Anything can happen in politics but typically the person who’s 47 points underwater in net approval loses.
Jonathan Last has a piece out today urging Democrats to celebrate Mike Pence as an American hero for thwarting the coup attempt on January 6. That’s not because Last feels Pence hasn’t gotten his due; rather, he thinks Dems forcing the congressional GOP to take a position on whether Pence is a hero would pit Republicans against each other and possibly convince some righty voters to ditch the party. Reading it, it occurred to me that Cheney is executing a similar strategy by running for reelection, whether deliberately or not.
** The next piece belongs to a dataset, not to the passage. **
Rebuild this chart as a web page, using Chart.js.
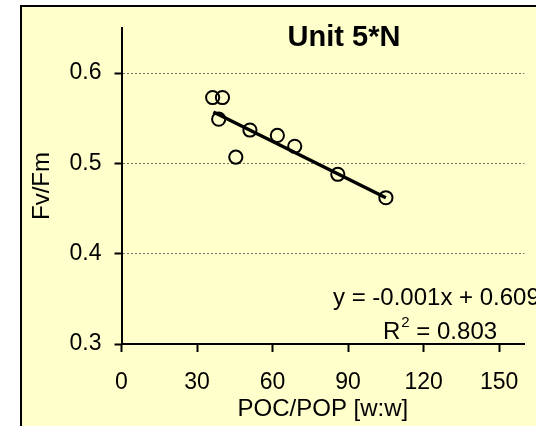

Pence’s attempt to salvage the Republican Party won’t succeed. It will fail not because of any intrinsic problem with the party itself—political parties are merely vessels for the will of the people—but because the problem with the Republican Party is Republican voters. They’re the ones who wanted Trump. They’re the ones who approve of January 6. They’re the ones who insist that Trump actually won in 2020. They’re the ones who are clamoring to nominate him again in 2024…
But political parties are not monoliths. About one-third of Republican voters have a relatively clear-eyed view of what happened on January 6. About one-fifth of Republican voters know that Joe Biden won a sacred landslide victory over Trump in 2020. About one in 20 Republican voters prefers Pence to Trump for 2024.
Democrats ought to be trying to pry these voters away from the Republican Party in the event that Trump runs again. By making it clear that the Democratic Party appreciates Mike Pence as a hero of democracy—and that GOP lawmakers do not—they might just persuade a small but crucial percentage of these Pence Republicans to cross over in 2024.
That’s the story of the last year of Liz Cheney’s life, no? Every Democrat in the House has warm things to say about the courageous stand she’s taken by joining the January 6 committee. And virtually every Republican in the House besides Adam Kinzinger is either silent about her or contemptuous. If you’re a Republican voter who feels even a small pang of disgust at Trump and the insurrection — and there are a few, as Last notes — it’s impossible not to find the wider party’s reaction to her revolting. Cheney is no Pence in the sense that she’s far less well-known than he is and never faced a single momentous choice the way Pence did, but I’d bet good money there are some centrist Republicans who’ll reconsider what’s left of their party affiliation after she loses by 50 points or whatever in Wyoming.
I’ve always thought that’s why she insisted on running despite the long odds, in fact. It’s not just a matter of her being a “fighter” who refuses to retire in the name of ducking a battle with Trump. It’s a matter of her wanting to show the “soft Republican” voters across the rest of the country what the GOP is now. If she gets obliterated in her primary, some of those voters may ask themselves, “Do I want to be a member of a party that prefers Ryan Kelley to Liz Cheney?” How many of those people cross over in 2024?
I’ll leave you with another interesting poll with January 6 undertones that’s circulating today. The Deseret News finds that Mike Lee leads Evan McMullin in Utah by just four points, 41/37, with 19 percent undecided. Democrats shrewdly decided not to nominate a candidate in Utah this year, indirectly steering their voters to support McMullin instead. McMullin leads Lee among independents at the moment and takes 29 percent of the Republican vote, giving him a fighting chance. Utahns are a little different from the rest of America in that they seem not to have totally lost their civic bearings, which may make Lee’s insurrection-curiosity more of a liability than an asset there. I suspect he’ll hold on and win but it’s good that he has to sweat a little, at least.